A court document obtained by CBC News reveals that many of the charges relate directly to sections of the Canada Labour Code that govern green pilots operating aircraft together. 

The document alleges that Ornge permitted the pilots to fly the S-76A helicopter "without adequate training in the operation of that specific aircraft," failed to provide the pilots with "a means to enable them to maintain visual reference while operating at night," and that Filliter had "insufficient experience in night operations."

Filliter's pilot proficiency check in the helicopter was incomplete at the time of the crash, according to the charges laid out in the document, and in allowing Filliter and his Dupuy to fly together, Ornge violated its own "green-on-green" pilot policy.

The embattled air ambulance service has also been charged with failure to ensure employee safety resulting in the death of the two pilots and failure to ensure that supervisors and managers had knowledge of the Canada Labour Code. 

Ornge reviewing charges

In October last year, it was revealed that officials at the company were warned by a safety officer at the base in Moosonee that the combination of inexperienced pilots and nighttime operations would likely result in a fatal accident.
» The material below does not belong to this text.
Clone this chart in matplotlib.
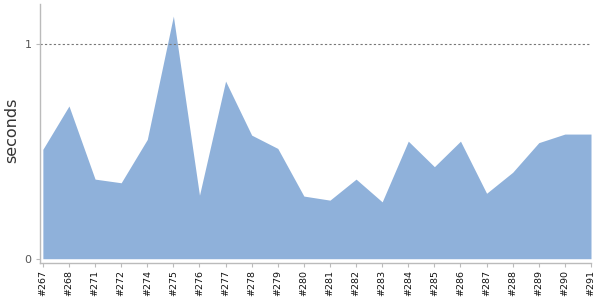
import matplotlib
matplotlib.use("Agg")
import matplotlib.pyplot as plt
import numpy as np

builds = ["#267", "#268", "#271", "#272", "#274", "#275", "#276", "#277", "#278", "#279",
          "#280", "#281", "#282", "#283", "#284", "#285", "#286", "#287", "#288", "#289",
          "#290", "#291"]
seconds = [0.51, 0.712, 0.371, 0.354, 0.556, 1.131, 0.296, 0.828, 0.576, 0.514,
           0.292, 0.273, 0.371, 0.265, 0.548, 0.429, 0.548, 0.305, 0.403, 0.541,
           0.581, 0.581]
yticks = [0, 1]

fig = plt.figure(figsize=(6, 3), dpi=100)
ax = fig.add_axes([40 / 600, (300 - 263) / 300, (591 - 40) / 600, (263 - 4.5) / 300])

x = np.arange(len(builds))
ax.fill_between(x, 0, seconds, color="#8fb1da", linewidth=0)
ax.axhline(1, color="#777777", linestyle=(0, (2, 2)), linewidth=0.8)

ax.set_xlim(-0.11, len(builds) - 1)
ax.set_ylim(-0.02, 1.185)

ax.set_xticks(x)
ax.set_xticklabels(builds, rotation=90, fontsize=6.8, color="#111111")
ax.set_yticks(yticks)
ax.set_yticklabels([str(v) for v in yticks], fontsize=8, color="#555555")
ax.tick_params(axis="x", length=3, color="#bbbbbb", pad=2)
ax.tick_params(axis="y", length=3, color="#bbbbbb", pad=3)

for side in ["top", "right"]:
    ax.spines[side].set_visible(False)
for side in ["left", "bottom"]:
    ax.spines[side].set_color("#bbbbbb")
    ax.spines[side].set_linewidth(1)

ax.set_ylabel("seconds", fontsize=11.5, color="#333333")
ax.yaxis.set_label_coords(-0.038, 0.513)

fig.savefig("out.png", dpi=100)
"Ornge confirms it has received a summons with respect to charges laid in connection with the accident under the Canada Labour Code’s occupational health and safety provisions," reads a statement provided by the company to CBC News.

"Ornge is currently reviewing this documentation, and we cannot comment further as this matter is before the courts."

In November, investigators from Transport Canada handed down seven directions to Ornge following its investigation into the Moosonee crash.

The company was ordered to comply with the directions by May 31, 2014. 

News of the charges comes amid an ongoing Ontario Provincial Police criminal investigation into the alleged mishandling of government funds by the company's top officials.